Stanford Cancer Institute News
How Do You See the Inner Working of a Cancer Cell?
Stanford’s Cell Sciences Imaging Facility
Inside a tumor, molecules zip from place to place, and cluster in unusual areas, helping cancer cells multiply at a speedy pace. To stop tumors from growing, scientists often must aim to put the brakes on these molecules. Doing so requires visualizing the molecules and cells in the first place. Luckily for cancer researchers, modern microscopy has lots to offer them “It’s a very exciting time in imaging,” says Jon Mulholland, Director of the Stanford Cell Sciences Imaging Facility (CSIF).
At the CSIF, Stanford researchers can use state-of-the-art light and electron microscopes, get training on the microscopes, and get advice and assistance on how to prepare their samples and interpret their data. “Most biology labs have a light microscope,” says Mulholland. “What we offer is very high-end imaging that lets researchers do more unique and advanced things.”
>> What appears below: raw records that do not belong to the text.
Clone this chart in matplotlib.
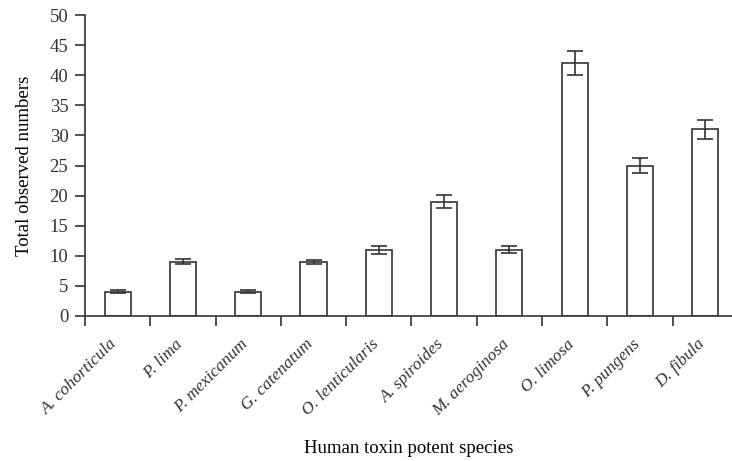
import matplotlib
matplotlib.use("Agg")
import matplotlib.pyplot as plt
import matplotlib.transforms as mtransforms
import numpy as np

species = ["A. cohorticula", "P. lima", "P. mexicanum", "G. catenatum",
           "O. lenticularis", "A. spiroides", "M. aeroginosa", "O. limosa",
           "P. pungens", "D. fibula"]
counts = [4, 9, 4, 9, 11, 19, 11, 42, 25, 31]
errors = [0.25, 0.4, 0.25, 0.3, 0.7, 1.1, 0.6, 2.0, 1.3, 1.6]

ink = "#333333"
plt.rcParams["font.family"] = ["Liberation Serif", "DejaVu Serif"]
plt.rcParams["text.color"] = ink
plt.rcParams["xtick.labelcolor"] = ink
plt.rcParams["ytick.labelcolor"] = ink

fig = plt.figure(figsize=(7.32, 4.61), dpi=100)
ax = fig.add_axes([85 / 732, 145 / 461, 647 / 732, 301 / 461])

x = np.arange(len(species))
ax.bar(x, counts, width=0.4, color="white", edgecolor=ink, linewidth=1.2,
       yerr=errors, capsize=5.5, error_kw=dict(ecolor=ink, elinewidth=1.2, capthick=1.2))

ax.set_xlim(-0.5, 9.41)
ax.set_ylim(0, 50)
ax.set_yticks(np.arange(0, 51, 5))

# ticks sit on the category boundaries, labels sit under the bars
ax.set_xticks(np.arange(-0.5, 9.0, 1.0))
ax.set_xticklabels([])
ax.set_xticks(x, minor=True)
ax.set_xticklabels(species, minor=True, rotation=45, ha="right", va="top",
                   fontstyle="italic", fontsize=12.5)
ax.tick_params(axis="x", which="minor", length=0, pad=14.5)
ax.tick_params(axis="x", which="major", length=7, width=1.2, color=ink)
ax.tick_params(axis="y", length=7, width=1.2, color=ink, labelsize=13.5, pad=5)

shift = mtransforms.ScaledTranslation(3 / 100, 0, fig.dpi_scale_trans)
for lbl in ax.get_xticklabels(minor=True):
    lbl.set_transform(lbl.get_transform() + shift)

for side in ("top", "right"):
    ax.spines[side].set_visible(False)
for side in ("left", "bottom"):
    ax.spines[side].set_linewidth(1.2)
    ax.spines[side].set_color(ink)

ax.set_ylabel("Total observed numbers", fontsize=13.5, labelpad=12)
ax.set_xlabel("Human toxin potent species", fontsize=13.5, labelpad=15)

fig.savefig("out.png", dpi=100)
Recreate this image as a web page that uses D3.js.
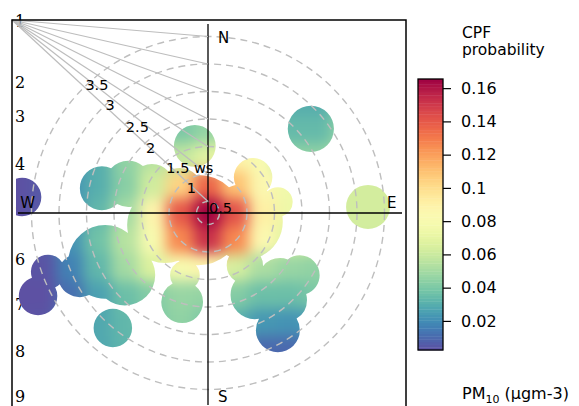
<!DOCTYPE html>
<html><head><meta charset="utf-8">
<script src="https://cdn.jsdelivr.net/npm/d3@7"></script>
<style>
body{margin:0;background:#fff}
svg{display:block}
text{font-family:"DejaVu Sans",sans-serif;fill:#000}
</style>
</head><body>
<svg id="chart" width="579" height="406"></svg>
<script>
// ---------- DATA ----------
// grid node positions (plot units, 1 unit = 1 ws step on the radial scale)
const gridU = [-3.5,-3,-2.5,-2,-1.5,-1,-0.5,0,0.5,1,1.5,2,2.5,3,3.5];
const gridV = [2,1.5,1,0.5,0,-0.5,-1,-1.5,-2,-2.5];
// CPF probability read at each node (rows follow gridV, columns follow gridU)
const cpfRow1  = [0.004,0.006,0.020,0.030,0.040,0.045,0.040,0.045,0.050,0.040,0.030,0.030,0.040,0.055,0.060];
const cpfRow2  = [0.004,0.006,0.020,0.030,0.040,0.045,0.040,0.046,0.060,0.045,0.034,0.034,0.045,0.060,0.062];
const cpfRow3  = [0.004,0.006,0.020,0.030,0.045,0.055,0.058,0.068,0.090,0.080,0.045,0.045,0.055,0.062,0.063];
const cpfRow4  = [0.003,0.005,0.022,0.030,0.043,0.062,0.104,0.136,0.110,0.085,0.075,0.068,0.063,0.063,0.063];
const cpfRow5  = [0.003,0.005,0.020,0.033,0.050,0.088,0.140,0.165,0.142,0.092,0.074,0.066,0.063,0.063,0.063];
const cpfRow6  = [0.003,0.006,0.022,0.037,0.055,0.080,0.126,0.152,0.126,0.084,0.068,0.063,0.062,0.062,0.062];
const cpfRow7  = [0.003,0.004,0.017,0.033,0.050,0.066,0.080,0.088,0.064,0.052,0.047,0.045,0.050,0.055,0.055];
const cpfRow8  = [0.003,0.003,0.012,0.026,0.036,0.042,0.047,0.046,0.042,0.036,0.036,0.040,0.045,0.050,0.050];
const cpfRow9  = [0.003,0.004,0.015,0.028,0.033,0.040,0.045,0.040,0.030,0.023,0.022,0.025,0.030,0.040,0.045];
const cpfRow10 = [0.003,0.005,0.015,0.028,0.032,0.035,0.040,0.035,0.020,0.010,0.010,0.015,0.020,0.030,0.040];
const cpfRows = [cpfRow1,cpfRow2,cpfRow3,cpfRow4,cpfRow5,cpfRow6,cpfRow7,cpfRow8,cpfRow9,cpfRow10];
// areas with data (circles in plot units)
const blobU = [-3.38,-1.93,-1.45,-1.02,-0.24,-0.18,0.67,0.82,1.27,-0.78,-0.51,-1.87,-1.51,-2.33,-2.91,-3.09,-1.73,-0.47,-0.42,1.31,1.67,0.85,1.40,1.27,0.67,1.87,2.91];
const blobV = [0.29,0.45,0.53,0.49,1.22,-0.13,-0.16,0.65,0.20,-0.22,0.42,-0.89,-1.13,-1.13,-1.07,-1.51,-2.09,-1.62,-1.13,-1.22,-1.13,-1.49,-1.58,-2.13,-0.95,1.53,0.11];
const blobR = [0.35,0.40,0.42,0.40,0.38,0.82,0.69,0.35,0.27,0.69,0.40,0.67,0.55,0.40,0.31,0.35,0.35,0.38,0.27,0.40,0.36,0.44,0.40,0.40,0.33,0.42,0.40];
const wsBreaks = [0.5,1,1.5,2,2.5,3,3.5];
const wsLabels = ["0.5","1","1.5 ws","2","2.5","3","3.5"];
const legendTicks = [0.02,0.04,0.06,0.08,0.1,0.12,0.14,0.16];
const compassLabels = ["N","E","S","W"];
const sideLabels = ["1","2","3","4","5","6","7","8","9"];

// ---------- LAYOUT ----------
const svg = d3.select("#chart");
const cx = 208, cy = 213, unit = 55;
const xS = d3.scaleLinear().domain([0,1]).range([cx, cx+unit]);
const yS = d3.scaleLinear().domain([0,1]).range([cy, cy-unit]);
const lenS = d3.scaleLinear().domain([0,1]).range([0, unit]);
const rS = d3.scaleLinear().domain([0.291,3.5]).range([0,176.5]);
const cMin = 0.0025, cMax = 0.1655;
const col = d3.scaleSequential(t => d3.interpolateSpectral(1-t)).domain([cMin,cMax]);

const defs = svg.append("defs");
const filt = defs.append("filter").attr("id","smooth")
  .attr("filterUnits","userSpaceOnUse").attr("x",0).attr("y",0).attr("width",579).attr("height",406)
  .attr("color-interpolation-filters","sRGB");
filt.append("feGaussianBlur").attr("stdDeviation",7);
const ct = filt.append("feComponentTransfer");
ct.append("feFuncA").attr("type","linear").attr("slope",0).attr("intercept",1);

const clip = defs.append("clipPath").attr("id","dataArea");
blobU.forEach((u,i)=>{
  clip.append("circle").attr("cx",xS(u)).attr("cy",yS(blobV[i])).attr("r",lenS(blobR[i]));
});
defs.append("clipPath").attr("id","panelClip")
  .append("rect").attr("x",16).attr("y",22).attr("width",388).attr("height",384);

// side labels (drawn beneath the surface)
const sideY = [26.7,88,122,170,210,265,310,357,402];
svg.append("g").selectAll("text").data(sideLabels).join("text")
  .attr("x",15).attr("y",(d,i)=>sideY[i])
  .style("font-family","'DejaVu Serif',serif").style("font-size","16px")
  .text(d=>d);

// surface
const half = lenS(0.25);
const cells = [];
cpfRows.forEach((row,j)=>row.forEach((v,i)=>cells.push({u:gridU[i], v:gridV[j], val:v})));
svg.append("g").attr("clip-path","url(#panelClip)")
  .append("g").attr("clip-path","url(#dataArea)")
  .append("g").attr("filter","url(#smooth)")
  .selectAll("rect").data(cells).join("rect")
  .attr("x",d=>xS(d.u)-half-0.5).attr("y",d=>yS(d.v)-half-0.5)
  .attr("width",2*half+1).attr("height",2*half+1)
  .attr("fill",d=>col(d.val));

// dashed ws circles
svg.append("g").selectAll("circle").data(wsBreaks).join("circle")
  .attr("cx",cx).attr("cy",cy).attr("r",d=>rS(d))
  .attr("fill","none").attr("stroke","#bebebe").attr("stroke-width",1.4)
  .attr("stroke-dasharray","7,5");

// axes cross
svg.append("line").attr("x1",cx).attr("x2",cx).attr("y1",24).attr("y2",405)
  .attr("stroke","#000").attr("stroke-width",1.3);
svg.append("line").attr("x1",18).attr("x2",402).attr("y1",cy).attr("y2",cy)
  .attr("stroke","#000").attr("stroke-width",1.3);

// fan lines from panel corner to the top of each ws circle
const ox = 12, oy = 20;
svg.append("g").selectAll("line").data(wsBreaks).join("line")
  .attr("x1",ox).attr("y1",oy).attr("x2",cx).attr("y2",d=>cy-rS(d))
  .attr("stroke","#bdbdbd").attr("stroke-width",1.2);

// ws labels at intersection of innermost fan line with each circle
const px1 = cx, py1 = cy - rS(wsBreaks[0]);
function intersect(r){
  const dx = ox-px1, dy = oy-py1;
  const fx = px1-cx, fy = py1-cy;
  const a = dx*dx+dy*dy, b = 2*(fx*dx+fy*dy), c = fx*fx+fy*fy-r*r;
  const s = Math.max(0,(-b+Math.sqrt(Math.max(0,b*b-4*a*c)))/(2*a));
  return [px1+s*dx, py1+s*dy];
}
const labDy = [11.5,12.5,11,10,7.5,4,3];
svg.append("g").selectAll("text").data(wsBreaks).join("text")
  .attr("x",(d)=>intersect(rS(d))[0]+1)
  .attr("y",(d,i)=>intersect(rS(d))[1]+labDy[i])
  .style("font-size","14.5px")
  .text((d,i)=>wsLabels[i]);

// compass labels
const R = rS(3.5);
const compassPos = {N:[cx+10, cy-R+6.5,"start"], E:[cx+R+2.5, cy-5,"start"], S:[cx+10, cy+R+12.5,"start"], W:[cx-R+3.5, cy-5,"end"]};
svg.append("g").selectAll("text").data(compassLabels).join("text")
  .attr("x",d=>compassPos[d][0]).attr("y",d=>compassPos[d][1])
  .attr("text-anchor",d=>compassPos[d][2])
  .style("font-size","15px").text(d=>d);

// panel border
svg.append("rect").attr("x",12).attr("y",20).attr("width",394).attr("height",400)
  .attr("fill","none").attr("stroke","#000").attr("stroke-width",1.5);

// ---------- LEGEND ----------
const lx = 418, lw = 25, ly0 = 79, ly1 = 350;
const ly = d3.scaleLinear().domain([cMin,cMax]).range([ly1,ly0]);
const nBands = 100;
const bands = d3.range(nBands).map(k => cMin + (k+0.5)*(cMax-cMin)/nBands);
svg.append("g").selectAll("rect").data(bands).join("rect")
  .attr("x",lx).attr("width",lw)
  .attr("y",d=>ly(d + (cMax-cMin)/nBands/2))
  .attr("height",(ly1-ly0)/nBands+0.4)
  .attr("fill",d=>col(d));
svg.append("rect").attr("x",lx).attr("y",ly0).attr("width",lw).attr("height",ly1-ly0)
  .attr("fill","none").attr("stroke","#000").attr("stroke-width",1.3);
const axis = d3.axisRight(ly).tickValues(legendTicks).tickSize(8).tickPadding(10)
  .tickFormat(d=>String(+d.toFixed(2)));
const ag = svg.append("g").attr("transform",`translate(${lx+lw},0)`).call(axis);
ag.select(".domain").remove();
ag.selectAll(".tick line").attr("stroke","#000").attr("stroke-width",1.2);
ag.selectAll(".tick text").style("font-family","'DejaVu Sans',sans-serif").style("font-size","16px").attr("fill","#000");

svg.append("text").attr("x",462).attr("y",37.5).style("font-size","15.5px").text("CPF");
svg.append("text").attr("x",462).attr("y",55).style("font-size","15.5px").text("probability");
const pm = svg.append("text").attr("x",462).attr("y",399).style("font-size","16px");
pm.append("tspan").text("PM");
pm.append("tspan").attr("dy",4).style("font-size","11px").text("10");
pm.append("tspan").attr("dy",-4).text(" (µgm-3)");
</script>
</body></html>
Mulholland says that SCI faculty often rely on the central microscopy resource to study the very basic biology of cancer— if there’s a protein suspected of playing a role in cancer, for instance, they might use confocal or superresolution fluorescence microscopy to see exactly where in cancer cells the protein localizes and what other proteins it interacts with and when.
These questions are integral to how a cancer grows and spreads in the body.
Stanford scientists in the lab of SCI member Garry Nolan, PhD, developed the CODEX (co-detection by indexing) approach to be able to fluorescently label and visualize around 50 different proteins in a single tissue sample. In most classic fluorescence experiments, researchers are limited to seeing about five distinct proteins at once, each labeled with a different color fluorescent tag. For understanding cancer cells—which can have dozens of molecular players interacting in many ways— this leap to being able to see more proteins is a huge boon to research.
In CODEX, a tissue slice is labelled with up to 50 antibodies, each of which binds to a specific individual protein or other cellular target. Each antibody also has a short, unique DNA segment that acts as its barcode. Then, one of three fluorescent colors—green, orange or red—is assigned to each barcode.
Using iterative cycles, each revealing the locations of three proteins, researchers can work their way through all 50 targets to reveal their locations in a sample. Between each round of probing and visualization, the probes are washed away and a new set of three fluorescent-tagged complementary DNA tags is applied.
The whole CODEX system is engineered to fit inside a small microfluidics device that sits on the microscope— that means the sample
never shifts during sequential rounds, and each picture showing three probes can ultimately be combined into one image that shows many more proteins throughout the tissue.
“Since you can see where various classes of cells are simultaneously positioned, you can start to make hypotheses about interactions between those cells, and whole networks of cells,” says SCI member Peter Jackson, PhD, professor of microbiology and immunology, who has worked with CODEX in his own lab. This gives researchers insight into what molecular markers on cells might be useful to target with anti-cancer drugs. It also lets them compare how different classes of cancer cells change— or disappear—after different treatments, which can shed light on why some drugs work better for some patients than others. The setup for CODEX is expected to be available in the CSIF by the end of 2018, thanks to funding from multiple sources, including the SCI.
“It’s a really nice synergistic story about it all coming together,” says Mulholland.